The design team will be led by Wellington exhibition creators Story!Inc (who developed The Lord of the Rings touring exhibition for Te Papa).

Team members include leading architects Warren + Mahoney Architecture, Wellington digital media producers Oktobor, Christchurch interactive developers HIT Lab and theatrical lighting consultant Marc Simpson.


The project will be managed by Mike Pattison, who managed the installation and running of the successful New Zealand pavilion at the 1993 World Expo at Taejon, Korea.

The Aichi expo’s overall theme is “Nature’s Wisdom” – the search for a sustainable civilisation in the 21st century.

Mr Pattison says that theme fits well with key messages the New Zealand pavilion will project - of a beautiful land and a creative, innovative and tehnologically sophisticated people.
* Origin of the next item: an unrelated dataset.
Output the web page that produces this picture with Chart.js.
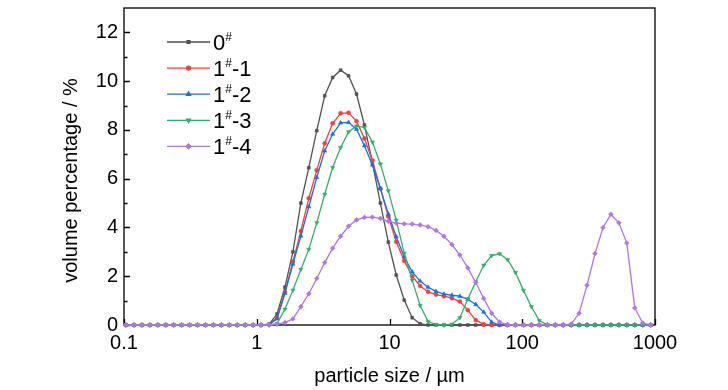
<!DOCTYPE html>
<html><head><meta charset="utf-8">
<script src="https://cdn.jsdelivr.net/npm/chart.js@4.4.1/dist/chart.umd.min.js"></script>
<style>html,body{margin:0;padding:0;background:#fff}#wrap{width:728px;height:390px}</style>
</head><body><div id="wrap"><canvas id="c" width="728" height="390"></canvas></div>
<script>
// particle size classes (µm)
const sizes = [0.1034,0.1187,0.1363,0.1565,0.1796,0.2061,0.2366,0.2716,0.3118,0.3579,0.4108,0.4715,0.5412,0.6213,0.7131,0.8186,0.9395,1.078,1.238,1.421,1.631,1.872,2.149,2.467,2.832,3.250,3.731,4.283,4.916,5.643,6.477,7.435,8.534,9.796,11.24,12.91,14.82,17.01,19.52,22.41,25.72,29.52,33.89,38.90,44.65,51.25,58.83,67.53,77.52,88.98,102.1,117.2,134.5,154.4,177.3,203.5,233.6,268.1,307.7,353.2,405.5,465.4,534.2,613.2,703.9,808.0,927.5];
// volume percentage (%)
const s0 = [0,0,0,0,0,0,0,0,0,0,0,0,0,0,0,0,0,0,0.03,0.45,1.55,3.0,5.0,6.45,7.97,9.4,10.15,10.45,10.22,9.47,8.2,6.65,5.0,3.4,2.05,1.02,0.3,0.05,0,0,0,0,0,0,0,0,0,0,0,0,0,0,0,0,0,0,0,0,0,0,0,0,0,0,0,0,0];
const s1_1 = [0,0,0,0,0,0,0,0,0,0,0,0,0,0,0,0,0,0,0.02,0.3,1.35,2.6,3.85,5.2,6.35,7.45,8.27,8.68,8.7,8.36,7.65,6.75,5.6,4.45,3.41,2.63,2.0,1.6,1.36,1.25,1.18,1.1,0.96,0.61,0.2,0.03,0,0,0,0,0,0,0,0,0,0,0,0,0,0,0,0,0,0,0,0,0];
const s1_2 = [0,0,0,0,0,0,0,0,0,0,0,0,0,0,0,0,0,0,0.02,0.25,1.3,2.5,3.65,4.85,6.05,7.14,7.83,8.29,8.31,8.03,7.35,6.56,5.6,4.55,3.62,2.8,2.18,1.8,1.55,1.38,1.27,1.22,1.18,1.05,0.84,0.53,0.12,0,0,0,0,0,0,0,0,0,0,0,0,0,0,0,0,0,0,0,0];
const s1_3 = [0,0,0,0,0,0,0,0,0,0,0,0,0,0,0,0,0,0,0,0.05,0.65,1.43,2.28,3.1,4.19,5.36,6.46,7.28,7.92,8.16,8.1,7.5,6.6,5.5,4.3,2.94,1.84,0.8,0.14,0.02,0,0.03,0.3,1.07,1.77,2.45,2.85,2.92,2.68,2.15,1.42,0.75,0.18,0.01,0,0,0,0,0,0,0,0,0,0,0,0,0];
const s1_4 = [0,0,0,0,0,0,0,0,0,0,0,0,0,0,0,0,0,0,0.01,0.04,0.1,0.25,0.75,1.28,1.91,2.56,3.15,3.64,4.05,4.31,4.41,4.42,4.37,4.25,4.18,4.15,4.14,4.1,4.03,3.88,3.64,3.3,2.87,2.34,1.74,1.09,0.48,0.12,0.01,0,0,0,0,0,0,0,0.04,0.48,1.63,2.93,3.99,4.54,4.19,3.36,0.7,0.08,0,0];
const seriesNames = ['0#','1#-1','1#-2','1#-3','1#-4'];
const xTicks = [0.1,1,10,100,1000];
const yTicks = [0,2,4,6,8,10,12];
const yMinorTicks = [1,3,5,7,9,11];

const colors = ['#515151','#F14040','#1A6FDF','#37AD6B','#B177DE'];
const styles = [
  {pointStyle:'rect', r:2.0, rot:0},
  {pointStyle:'circle', r:2.0, rot:0},
  {pointStyle:'triangle', r:2.4, rot:0},
  {pointStyle:'triangle', r:2.4, rot:180},
  {pointStyle:'rectRot', r:2.4, rot:0}
];
const allSeries = [s0, s1_1, s1_2, s1_3, s1_4];
const FONT = "'Liberation Sans', Arial, sans-serif";

const datasets = allSeries.map((s, i) => ({
  label: seriesNames[i],
  data: sizes.map((x, j) => ({x: x, y: s[j]})),
  borderColor: colors[i],
  backgroundColor: colors[i],
  borderWidth: 1.3,
  pointStyle: styles[i].pointStyle,
  pointRadius: styles[i].r,
  pointRotation: styles[i].rot,
  pointBorderWidth: 0.6,
  tension: 0,
  clip: false,
  order: 5 - i
}));

const framePlugin = {
  id: 'frame',
  beforeDatasetsDraw(chart) {
    const {ctx, chartArea: {left, right, top, bottom}, scales: {x, y}} = chart;
    ctx.save();
    ctx.strokeStyle = '#000';
    ctx.lineWidth = 1.3;
    ctx.strokeRect(left, top, right - left, bottom - top);
    ctx.beginPath();
    yTicks.forEach(v => { const py = Math.round(y.getPixelForValue(v)) + 0.5; ctx.moveTo(left, py); ctx.lineTo(left + 6, py); });
    yMinorTicks.forEach(v => { const py = Math.round(y.getPixelForValue(v)) + 0.5; ctx.moveTo(left, py); ctx.lineTo(left + 3.5, py); });
    xTicks.forEach(v => { const px = Math.round(x.getPixelForValue(v)) + 0.5; ctx.moveTo(px, bottom); ctx.lineTo(px, bottom - 6); });
    ctx.stroke();
    ctx.restore();
  },
  afterDraw(chart) {
    const {ctx, chartArea: {left, top, bottom}} = chart;
    ctx.save();
    // y axis title
    ctx.translate(71, (top + bottom) / 2 + 14);
    ctx.rotate(-Math.PI / 2);
    ctx.font = '20px ' + FONT;
    ctx.fillStyle = '#000';
    ctx.textAlign = 'center';
    ctx.textBaseline = 'middle';
    ctx.fillText('volume percentage / %', 0, 0);
    ctx.restore();

    // legend
    ctx.save();
    const x0 = left + 43, x1 = left + 86;
    seriesNames.forEach((name, i) => {
      const yy = top + 34 + i * 26.1;
      ctx.strokeStyle = colors[i];
      ctx.lineWidth = 1.3;
      ctx.beginPath(); ctx.moveTo(x0, yy); ctx.lineTo(x1, yy); ctx.stroke();
      Chart.helpers.drawPoint(ctx, {pointStyle: styles[i].pointStyle, radius: styles[i].r, rotation: styles[i].rot, borderWidth: 0.6}, (x0 + x1) / 2, yy);
      ctx.fillStyle = colors[i];
      ctx.fill();
      const parts = name.split('#');
      ctx.fillStyle = '#000';
      ctx.textBaseline = 'alphabetic';
      ctx.textAlign = 'left';
      let tx = x1 + 3;
      ctx.font = '22px ' + FONT;
      ctx.fillText(parts[0], tx, yy + 8);
      tx += ctx.measureText(parts[0]).width;
      ctx.font = '12px ' + FONT;
      ctx.fillText('#', tx, yy - 1);
      tx += ctx.measureText('#').width;
      ctx.font = '22px ' + FONT;
      ctx.fillText(parts[1], tx, yy + 8);
    });
    ctx.restore();
  }
};

new Chart(document.getElementById('c'), {
  type: 'line',
  data: {datasets},
  options: {
    responsive: false,
    animation: false,
    devicePixelRatio: 1,
    layout: {padding: {left: 0, right: 73, top: 8, bottom: 0}},
    plugins: {legend: {display: false}, tooltip: {enabled: false}},
    scales: {
      x: {
        type: 'logarithmic', min: 0.1, max: 1000,
        afterBuildTicks: s => { s.ticks = xTicks.map(v => ({value: v})); },
        afterFit: s => { s.height = 65; s.paddingLeft = 0; s.paddingRight = 0; },
        grid: {display: false, drawTicks: false},
        border: {display: false},
        ticks: {color: '#000', font: {size: 20, family: FONT}, padding: 6, maxRotation: 0, autoSkip: false,
                callback: v => String(v)},
        title: {display: true, text: 'particle size / µm', color: '#000', font: {size: 20, family: FONT}, padding: {top: 0, bottom: 2}}
      },
      y: {
        type: 'linear', min: 0, max: 13,
        afterBuildTicks: s => { s.ticks = yTicks.map(v => ({value: v})); },
        afterFit: s => { s.width = 124; s.paddingTop = 0; s.paddingBottom = 0; },
        grid: {display: false, drawTicks: false},
        border: {display: false},
        ticks: {color: '#000', font: {size: 20, family: FONT}, padding: 6, callback: v => String(v)}
      }
    }
  },
  plugins: [framePlugin]
});
</script></body></html>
He says the main “icon” of the exterior of the pavilion will a white cloud – “representing both New Zealand/Aotearoa and the water cycle which sustains us.”

The cloud will penetrate through into the interior of the pavilion, where a wide-screen multiple projection film will use the device of a bird’s flight across the New Zealand landscape to reveal the natural environment and some of the things New Zealanders are doing which relate to the expo’s theme.

Some 15 million people are expected to visit the expo between March and September 2005. The New Zealand pavilion can expect as many as 25,000 visitors a day on peak days.

“Given the large numbers that will attend, we need a concept which works well and can be intuitively understood during a quite brief visit but can offer more information to visitors able to stay longer," Mr Pattison says.

The project is under the overall management of New Zealand Trade and Enterprise, with input from a number of organisations, including Conservation, Culture and Heritage, Economic Development, Education New Zealand, Environment, Foreign Affairs and Trade, Research, Science and Technology, Te Puni Kokiri and Tourism New Zealand.